### Task requirements
Starting at the first line of the listing below, retype each line up to and including the one that contains "667, 604, 281, 0]". Leave pictures out.

### Stored rows
==========

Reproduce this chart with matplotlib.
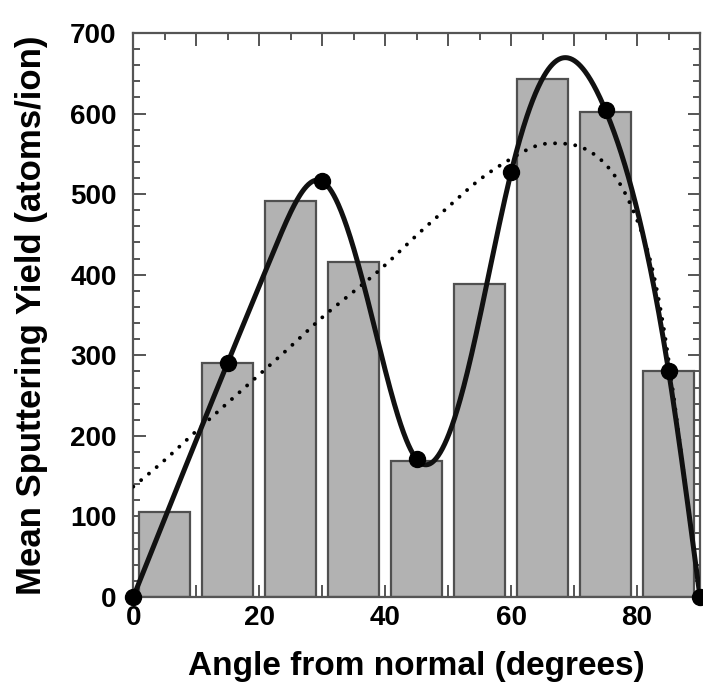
import numpy as np
import matplotlib
matplotlib.use("Agg")
import matplotlib.pyplot as plt
from matplotlib.ticker import MultipleLocator

plt.rcParams['font.family'] = ['Liberation Sans', 'DejaVu Sans']

# ---- data ----
bar_angles = [5, 15, 25, 35, 45, 55, 65, 75, 85]
bar_yields = [105, 291, 492, 416, 169, 389, 643, 602, 281]

# measured points (large black dots)
point_angles = [0, 15, 30, 45, 60, 75, 85, 90]
point_yields = [0, 291, 516, 171, 527, 604, 281, 0]

# solid curve (dots plus intermediate readings)
curve_angles = [0, 15, 22.5, 30, 37.5, 45, 52.5, 60, 67.5, 75, 85, 90]
curve_yields = [0, 291, 433, 516, 360, 171, 262, 527, 667, 604, 281, 0]

# dotted fit curve
fit_angles = [0, 5, 10, 15, 20, 25, 30, 35, 40, 45, 50, 55, 60, 62.5, 65,
              67.5, 70, 72.5, 75, 77.5, 80, 82.5, 85, 87.5, 90]
fit_yields = [137, 170, 206, 241, 276, 311, 347, 379, 412, 449, 484, 518, 544,
              555, 562, 563, 561, 553, 537, 510, 468, 405, 295, 148, 0]

x_ticks_labeled = [0, 20, 40, 60, 80]
y_ticks_labeled = [0, 100, 200, 300, 400, 500, 600, 700]


def natural_spline(x, y, xs):
    x = np.asarray(x, float)
    y = np.asarray(y, float)
    n = len(x)
    h = np.diff(x)
    A = np.zeros((n, n))
    b = np.zeros(n)
    A[0, 0] = 1
    A[-1, -1] = 1
    for i in range(1, n - 1):
        A[i, i - 1] = h[i - 1]
        A[i, i] = 2 * (h[i - 1] + h[i])
        A[i, i + 1] = h[i]
        b[i] = 6 * ((y[i + 1] - y[i]) / h[i] - (y[i] - y[i - 1]) / h[i - 1])
    M = np.linalg.solve(A, b)
    xs = np.asarray(xs, float)
    idx = np.clip(np.searchsorted(x, xs) - 1, 0, n - 2)
    x0, x1 = x[idx], x[idx + 1]
    hh = x1 - x0
    t0 = x1 - xs
    t1 = xs - x0
    return (M[idx] * t0 ** 3 / (6 * hh) + M[idx + 1] * t1 ** 3 / (6 * hh)
            + (y[idx] / hh - M[idx] * hh / 6) * t0
            + (y[idx + 1] / hh - M[idx + 1] * hh / 6) * t1)


fig = plt.figure(figsize=(7.03, 6.82), dpi=100)
ax = fig.add_axes([133.3 / 703, 85 / 682, (700 - 133.3) / 703, (597 - 33) / 682])

spine_c = '#555555'
ax.bar(bar_angles, bar_yields, width=8.1, color='#b2b2b2', edgecolor='#505050',
       linewidth=1.6, zorder=2)

xs = np.linspace(0, 90, 800)
ax.plot(xs, natural_spline(fit_angles, fit_yields, xs), color='black', lw=2.8,
        linestyle=(0, (0.01, 2.6)), dash_capstyle='round', zorder=3)
ax.plot(xs, natural_spline(curve_angles, curve_yields, xs), color='#111111',
        lw=3.6, zorder=4, solid_capstyle='round')
ax.plot(point_angles, point_yields, 'o', color='black', ms=11.5, zorder=5,
        clip_on=False)

ax.set_xlim(0, 90)
ax.set_ylim(0, 700)

ax.xaxis.set_major_locator(MultipleLocator(10))
ax.xaxis.set_minor_locator(MultipleLocator(5))
ax.yaxis.set_major_locator(MultipleLocator(100))
ax.yaxis.set_minor_locator(MultipleLocator(20))
ax.set_xticklabels([str(int(v)) if v in x_ticks_labeled else ''
                    for v in ax.get_xticks()])
ax.set_yticklabels([str(int(v)) if v in y_ticks_labeled else ''
                    for v in ax.get_yticks()])

ax.tick_params(which='both', direction='in', top=True, right=True,
               color=spine_c, width=1.4)
ax.tick_params(which='major', length=9, labelsize=20)
ax.tick_params(axis='y', which='major', pad=12)
ax.tick_params(axis='x', which='major', pad=6)
ax.tick_params(which='minor', length=5)
for lab in ax.get_xticklabels() + ax.get_yticklabels():
    lab.set_fontweight('bold')

for s in ax.spines.values():
    s.set_color(spine_c)
    s.set_linewidth(1.6)

ax.set_xlabel('Angle from normal (degrees)', fontsize=24, fontweight='bold',
              labelpad=14)
ax.set_ylabel('Mean Sputtering Yield (atoms/ion)', fontsize=25,
              fontweight='bold', labelpad=16)

fig.savefig('out.png', dpi=100)
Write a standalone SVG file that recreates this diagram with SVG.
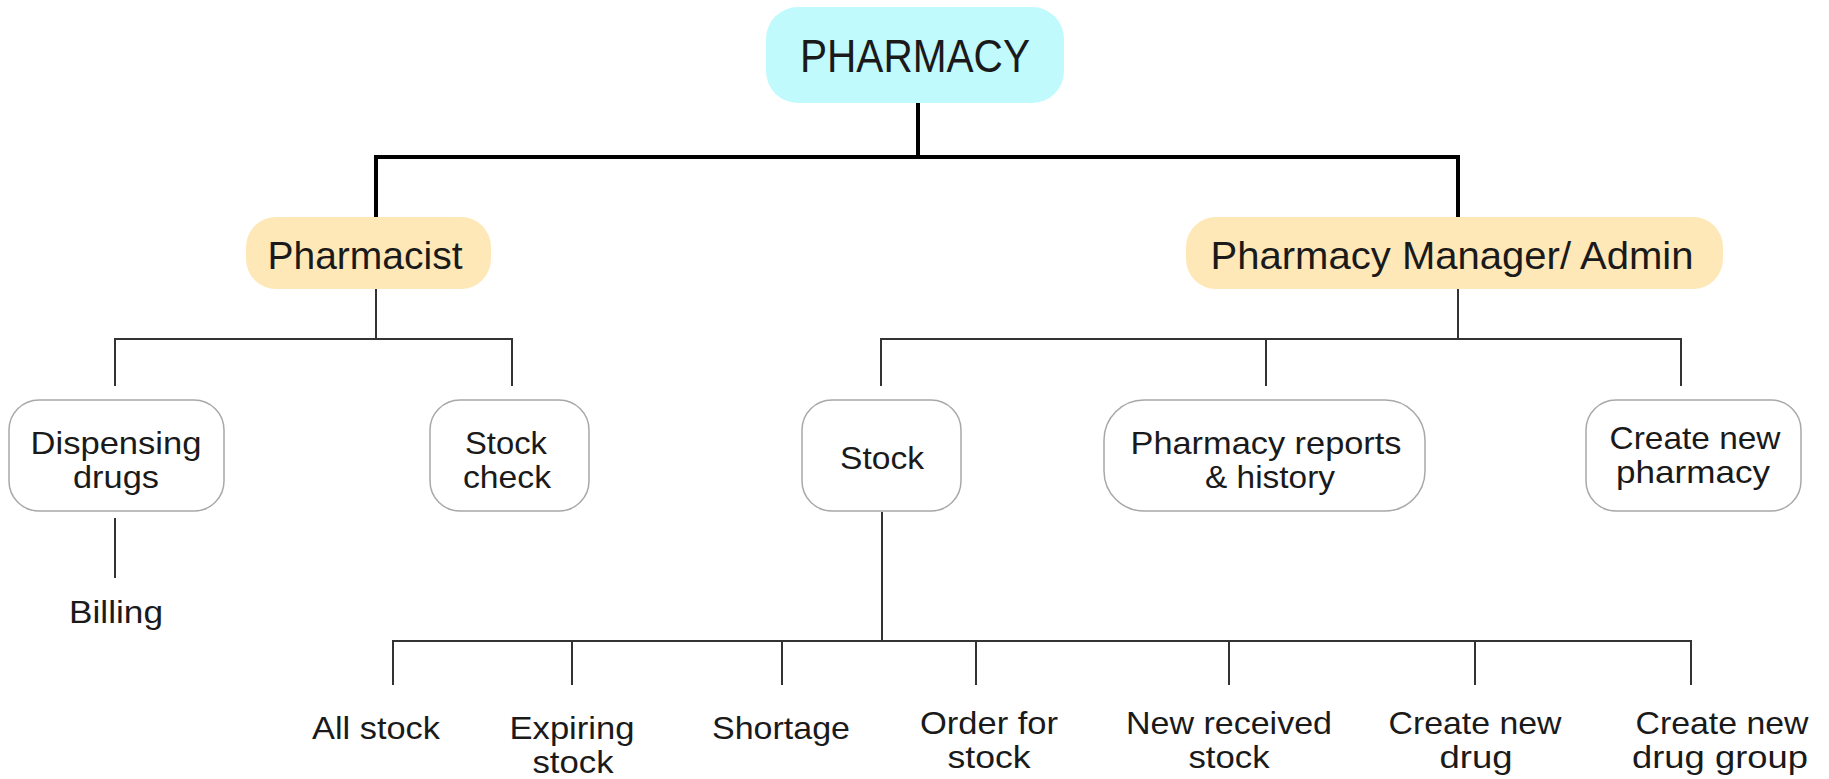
<svg xmlns="http://www.w3.org/2000/svg" width="1829" height="779" viewBox="0 0 1829 779">
<style>
text{font-family:"Liberation Sans",Arial,sans-serif;fill:#1a1a1a;text-anchor:middle}
.t0{font-size:47px}
.t1{font-size:39px}
.t2{font-size:32px}
.root{fill:#c0fafd}
.role{fill:#fee8b8}
.box{fill:#fff;stroke:#a8a8a8;stroke-width:1.5}
.thick{stroke:#000;stroke-width:4;fill:none}
.thin{stroke:#333;stroke-width:2;fill:none}
</style>
<rect width="1829" height="779" fill="#fff"/>
<g id="connectors">
<path class="thick" d="M918 103V157M376 157H1458M376 155V217M1458 155V217"/>
<path class="thin" d="M376 289V339M115 339H512M115 338V386M512 338V386"/>
<path class="thin" d="M1458 289V339M881 339H1681M881 338V386M1266 338V386M1681 338V386"/>
<path class="thin" d="M115 518V578"/>
<path class="thin" d="M882 512V641M393 641H1691M393 640V685M572 640V685M782 640V685M976 640V685M1229 640V685M1475 640V685M1691 640V685"/>
</g>
<g id="pharmacy">
<rect class="root" x="766" y="7" width="298" height="96" rx="32"/>
<text class="t0" x="915" y="72" textLength="230" lengthAdjust="spacingAndGlyphs">PHARMACY</text>
</g>
<g id="pharmacist">
<rect class="role" x="246" y="217" width="245" height="72" rx="30"/>
<text class="t1" x="365" y="269" textLength="195" lengthAdjust="spacingAndGlyphs">Pharmacist</text>
</g>
<g id="manager">
<rect class="role" x="1186" y="217" width="537" height="72" rx="30"/>
<text class="t1" x="1452" y="269" textLength="483" lengthAdjust="spacingAndGlyphs">Pharmacy Manager/ Admin</text>
</g>
<g id="dispensing">
<rect class="box" x="9" y="400" width="215" height="111" rx="30"/>
<text class="t2" x="116" y="454" textLength="171" lengthAdjust="spacingAndGlyphs">Dispensing</text>
<text class="t2" x="116" y="488" textLength="86" lengthAdjust="spacingAndGlyphs">drugs</text>
</g>
<g id="stockcheck">
<rect class="box" x="430" y="400" width="159" height="111" rx="30"/>
<text class="t2" x="506" y="454" textLength="82" lengthAdjust="spacingAndGlyphs">Stock</text>
<text class="t2" x="507" y="488" textLength="88" lengthAdjust="spacingAndGlyphs">check</text>
</g>
<g id="stock">
<rect class="box" x="802" y="400" width="159" height="111" rx="30"/>
<text class="t2" x="882" y="469" textLength="84" lengthAdjust="spacingAndGlyphs">Stock</text>
</g>
<g id="reports">
<rect class="box" x="1104" y="400" width="321" height="111" rx="40"/>
<text class="t2" x="1266" y="454" textLength="271" lengthAdjust="spacingAndGlyphs">Pharmacy reports</text>
<text class="t2" x="1270" y="488" textLength="130" lengthAdjust="spacingAndGlyphs">&amp; history</text>
</g>
<g id="createpharmacy">
<rect class="box" x="1586" y="400" width="215" height="111" rx="30"/>
<text class="t2" x="1695" y="449" textLength="171" lengthAdjust="spacingAndGlyphs">Create new</text>
<text class="t2" x="1693" y="483" textLength="154" lengthAdjust="spacingAndGlyphs">pharmacy</text>
</g>
<g id="billing">
<text class="t2" x="116" y="623" textLength="94" lengthAdjust="spacingAndGlyphs">Billing</text>
</g>
<g id="allstock">
<text class="t2" x="376" y="739" textLength="128" lengthAdjust="spacingAndGlyphs">All stock</text>
</g>
<g id="expiring">
<text class="t2" x="572" y="739" textLength="125" lengthAdjust="spacingAndGlyphs">Expiring</text>
<text class="t2" x="573" y="773" textLength="81" lengthAdjust="spacingAndGlyphs">stock</text>
</g>
<g id="shortage">
<text class="t2" x="781" y="739" textLength="138" lengthAdjust="spacingAndGlyphs">Shortage</text>
</g>
<g id="order">
<text class="t2" x="989" y="734" textLength="138" lengthAdjust="spacingAndGlyphs">Order for</text>
<text class="t2" x="989" y="768" textLength="83" lengthAdjust="spacingAndGlyphs">stock</text>
</g>
<g id="received">
<text class="t2" x="1229" y="734" textLength="206" lengthAdjust="spacingAndGlyphs">New received</text>
<text class="t2" x="1229" y="768" textLength="81" lengthAdjust="spacingAndGlyphs">stock</text>
</g>
<g id="newdrug">
<text class="t2" x="1475" y="734" textLength="173" lengthAdjust="spacingAndGlyphs">Create new</text>
<text class="t2" x="1476" y="768" textLength="73" lengthAdjust="spacingAndGlyphs">drug</text>
</g>
<g id="newgroup">
<text class="t2" x="1722" y="734" textLength="173" lengthAdjust="spacingAndGlyphs">Create new</text>
<text class="t2" x="1720" y="768" textLength="176" lengthAdjust="spacingAndGlyphs">drug group</text>
</g>
</svg>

==========

### Finished task
Reproduce this chart with matplotlib.
import numpy as np
import matplotlib
matplotlib.use("Agg")
import matplotlib.pyplot as plt
from matplotlib.ticker import MultipleLocator

plt.rcParams['font.family'] = ['Liberation Sans', 'DejaVu Sans']

# ---- data ----
bar_angles = [5, 15, 25, 35, 45, 55, 65, 75, 85]
bar_yields = [105, 291, 492, 416, 169, 389, 643, 602, 281]

# measured points (large black dots)
point_angles = [0, 15, 30, 45, 60, 75, 85, 90]
point_yields = [0, 291, 516, 171, 527, 604, 281, 0]

# solid curve (dots plus intermediate readings)
curve_angles = [0, 15, 22.5, 30, 37.5, 45, 52.5, 60, 67.5, 75, 85, 90]
curve_yields = [0, 291, 433, 516, 360, 171, 262, 527, 667, 604, 281, 0]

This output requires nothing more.